O incêndio que destrói há seis dias a Serra da Estrela é dos maiores fogos registados no país em áreas protegidas. É essa a convicção de ambientalistas ouvidos pelo PÚBLICO, uma realidade que as estatísticas sobre a área ardida na Rede Nacional de Áreas Protegidas (RNAP) parece apoiar. O fogo atingiu alguns tesouros da serra e manchas florestais que escapavam há muitas décadas à fúria das chamas.

O Sistema Europeu de Informação de Fogos Florestais (conhecido pela sigla inglesa EFFIS), que, através do recurso a imagens de vários satélites, permite detectar fogos com áreas ardidas superiores a um hectare, contabilizava na manhã desta sexta-feira 16.310 hectares afectados pelo incêndio da Serra da Estrela, que deflagrou na madrugada do passado sábado.

Pelas 9h desta sexta-feira o fogo estava a ser combatido por mais de 1600 operacionais, apoiados por oito meios aéreos e mais de 500 veículos, informava a página da Autoridade Nacional de Emergência e Protecção Civil, que classificava nessa altura esta como a única “ocorrência importante”. Às 10h estava a decorrer a habitual reunião, por videoconferência, entre a secretária de Estado da Protecção Civil, Patrícia Gaspar, e os autarcas da região, para fazer o ponto de situação do incêndio. A ANEPC remetia, nessa altura, todas as informações sobre a evolução do fogo para uma conferência de imprensa que se deve realizar perto da hora do almoço.

O vice-presidente da associação ambientalista Guardiões da Serra da Estrela, Manuel Franco, explicava esta quinta-feira ao PÚBLICO que nos 14 mil hectares contabilizados pelo EFFIS no final do dia mais de 95% são dentro do Parque Natural da Serra da Estrela (PNSE), constituído em 1976 e que conta actualmente com uma área de 89 mil hectares. “Mais de 13.500 hectares da área afectada estão dentro do parque, que já deve ter sido atingido em 15% da sua área”, afirma o ambientalista.

Para se perceber a dimensão dos estragos, Manuel Franco realça que junto ao Miradouro de São Lourenço, perto de Manteigas, existe uma micro-floresta de carvalhos com mais de 500 anos. “Infelizmente esta zona também foi afectada”, afirma o dirigente da Guardiões da Serra da Estrela. Mesmo assim, o ambientalista mantém o optimismo e não acredita que este incêndio dite o fim destas árvores. “São muito velhas. Já viram muito fogo”, reage logo de seguida.

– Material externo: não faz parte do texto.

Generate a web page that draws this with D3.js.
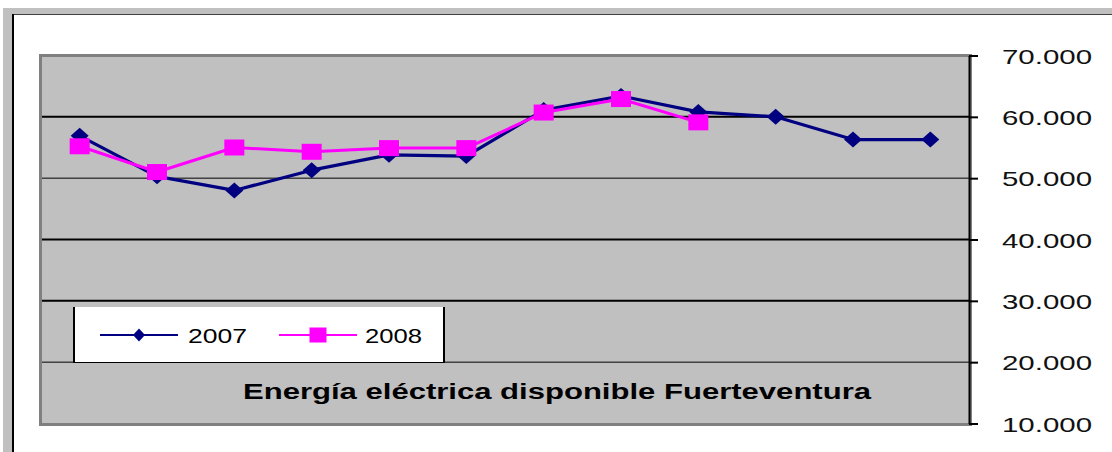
<!DOCTYPE html>
<html>
<head>
<meta charset="utf-8">
<script src="https://cdn.jsdelivr.net/npm/d3@7"></script>
<style>
  html, body { margin: 0; padding: 0; background: #ffffff; }
  svg { display: block; }
</style>
</head>
<body>
<svg id="chart" width="1112" height="452"></svg>
<script>
// ---- data ----
const categories = ["Ene", "Feb", "Mar", "Abr", "May", "Jun", "Jul", "Ago", "Sep", "Oct", "Nov", "Dic"];
const series2007 = [56900, 50300, 48000, 51300, 53800, 53600, 61100, 63400, 60800, 60000, 56300, 56300];
const series2008 = [55200, 51000, 55000, 54300, 54900, 54900, 60700, 62900, 59100];
const seriesNames = ["2007", "2008"];
const yTicks = [10000, 20000, 30000, 40000, 50000, 60000, 70000];
const chartTitle = "Energía eléctrica disponible Fuerteventura";

// ---- layout / style ----
const W = 1112, H = 452;
const plot = { left: 39, right: 970, top: 54, bottom: 426 };
const colors = { s2007: "#000080", s2008: "#ff00ff", plotBg: "#c0c0c0", plotBorder: "#808080" };
const gridWidths = { 20000: 1, 30000: 2, 40000: 2, 50000: 1, 60000: 2 };

const svg = d3.select("#chart");

// outer frame
svg.append("rect").attr("x", 3).attr("y", 8).attr("width", W - 3).attr("height", 6).attr("fill", "#c0c0c0");
svg.append("rect").attr("x", 3).attr("y", 8).attr("width", 9).attr("height", H - 8).attr("fill", "#c0c0c0");
svg.append("rect").attr("x", 12).attr("y", 14).attr("width", W - 12).attr("height", 1).attr("fill", "#404040");
svg.append("rect").attr("x", 12).attr("y", 14).attr("width", 2).attr("height", H - 14).attr("fill", "#000000");

// scales
const x = d3.scaleBand().domain(categories).range([41, 969]);
const y = d3.scaleLinear().domain([10000, 70000]).range([423.5, 55.5]);
const cx = d => x(d) + x.bandwidth() / 2;

// plot area
svg.append("rect").attr("x", plot.left).attr("y", plot.top)
  .attr("width", plot.right - plot.left).attr("height", plot.bottom - plot.top)
  .attr("fill", colors.plotBg);
svg.append("rect").attr("x", plot.left).attr("y", plot.top).attr("width", 3)
  .attr("height", plot.bottom - plot.top).attr("fill", colors.plotBorder);
svg.append("rect").attr("x", plot.left).attr("y", plot.top).attr("width", plot.right - plot.left)
  .attr("height", 3).attr("fill", colors.plotBorder);
svg.append("rect").attr("x", plot.left).attr("y", plot.bottom - 3).attr("width", plot.right - plot.left + 2)
  .attr("height", 3).attr("fill", colors.plotBorder);
svg.append("rect").attr("x", 970).attr("y", plot.top).attr("width", 2)
  .attr("height", plot.bottom - plot.top).attr("fill", colors.plotBorder);

// gridlines
svg.append("g").selectAll("line")
  .data(yTicks.filter(t => t > 10000 && t < 70000))
  .join("line")
  .attr("x1", 42).attr("x2", 969)
  .attr("y1", d => y(d)).attr("y2", d => y(d))
  .attr("stroke", "#000").attr("stroke-width", d => gridWidths[d] || 1);

// right axis
const loc = d3.formatLocale({ decimal: ",", thousands: ".", grouping: [3], currency: ["", ""] });
const fmt = loc.format(",");
const axis = d3.axisRight(y).tickValues(yTicks).tickFormat(fmt).tickSize(9).tickSizeOuter(0);
const gAxis = svg.append("g").attr("transform", "translate(969,0)").call(axis);
gAxis.select(".domain").attr("stroke", "#000").attr("stroke-width", 2);
gAxis.selectAll(".tick line").attr("stroke", "#000").attr("stroke-width", 2);
gAxis.selectAll(".tick text")
  .attr("x", 33).attr("dy", "0.36em")
  .attr("font-family", "'Liberation Sans', Arial, sans-serif")
  .attr("font-size", 21)
  .attr("fill", "#111")
  .attr("textLength", 90).attr("lengthAdjust", "spacingAndGlyphs")
  .attr("text-anchor", "start");

// legend box
const lg = svg.append("g");
lg.append("rect").attr("x", 73).attr("y", 307).attr("width", 372).attr("height", 56).attr("fill", "#fff");
lg.append("rect").attr("x", 73).attr("y", 307).attr("width", 2).attr("height", 56).attr("fill", "#000");
lg.append("rect").attr("x", 443).attr("y", 307).attr("width", 2).attr("height", 56).attr("fill", "#000");
lg.append("rect").attr("x", 73).attr("y", 362).attr("width", 372).attr("height", 1).attr("fill", "#000");

// markers
const diamond = (w, h) => `M0,${-h / 2}L${w / 2},0L0,${h / 2}L${-w / 2},0Z`;

const line = d3.line().x(d => cx(d.c)).y(d => y(d.v));
const d2007 = series2007.map((v, i) => ({ c: categories[i], v }));
const d2008 = series2008.map((v, i) => ({ c: categories[i], v }));

// series 2007
svg.append("path").datum(d2007).attr("d", line)
  .attr("fill", "none").attr("stroke", colors.s2007).attr("stroke-width", 3.2).attr("stroke-linejoin", "round");
svg.append("g").selectAll("path").data(d2007).join("path")
  .attr("transform", d => `translate(${cx(d.c)},${y(d.v)})`)
  .attr("d", diamond(18, 16)).attr("fill", colors.s2007);

// series 2008
svg.append("path").datum(d2008).attr("d", line)
  .attr("fill", "none").attr("stroke", colors.s2008).attr("stroke-width", 3).attr("stroke-linejoin", "round");
svg.append("g").selectAll("rect").data(d2008).join("rect")
  .attr("x", d => cx(d.c) - 10).attr("y", d => y(d.v) - 8)
  .attr("width", 20).attr("height", 16).attr("fill", colors.s2008);

// legend entries
const legendItems = [
  { name: seriesNames[0], color: colors.s2007, x1: 100, x2: 178, tx: 188, tl: 59, m: "diamond" },
  { name: seriesNames[1], color: colors.s2008, x1: 279, x2: 357, tx: 365, tl: 57, m: "square" }
];
legendItems.forEach(it => {
  lg.append("line").attr("x1", it.x1).attr("x2", it.x2).attr("y1", 335).attr("y2", 335)
    .attr("stroke", it.color).attr("stroke-width", 2);
  const mx = (it.x1 + it.x2) / 2;
  if (it.m === "diamond") {
    lg.append("path").attr("transform", `translate(${mx},335)`).attr("d", diamond(12, 13)).attr("fill", it.color);
  } else {
    lg.append("rect").attr("x", mx - 8.5).attr("y", 335 - 7.5).attr("width", 17).attr("height", 15).attr("fill", it.color);
  }
  lg.append("text").attr("x", it.tx).attr("y", 335).attr("dy", "0.36em")
    .attr("font-family", "'Liberation Sans', Arial, sans-serif").attr("font-size", 21)
    .attr("textLength", it.tl).attr("lengthAdjust", "spacingAndGlyphs")
    .attr("fill", "#000").text(it.name);
});

// title
svg.append("text").attr("x", 243).attr("y", 399)
  .attr("font-family", "'Liberation Sans', Arial, sans-serif").attr("font-size", 22).attr("font-weight", "bold")
  .attr("textLength", 628).attr("lengthAdjust", "spacingAndGlyphs")
  .attr("fill", "#000").text(chartTitle);
</script>
</body>
</html>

A zona conhecida como o Souto do concelho, em Manteigas, foi outra das áreas atingidas, lamenta José Conde, biólogo do Centro de Interpretação da Serra da Estrela (CISE), sublinhando a importância ambiental deste bosque de castanheiros. O especialista sublinha que vai ser preciso tempo para avaliar o verdadeiro impacto do incêndio na biodiversidade existente na Serra da Estrela, mas não tem dúvidas de que a perda será grande. “O fogo começou numa encosta da Covilhã e cruzou a serra de um lado ao outro”, destaca o biólogo.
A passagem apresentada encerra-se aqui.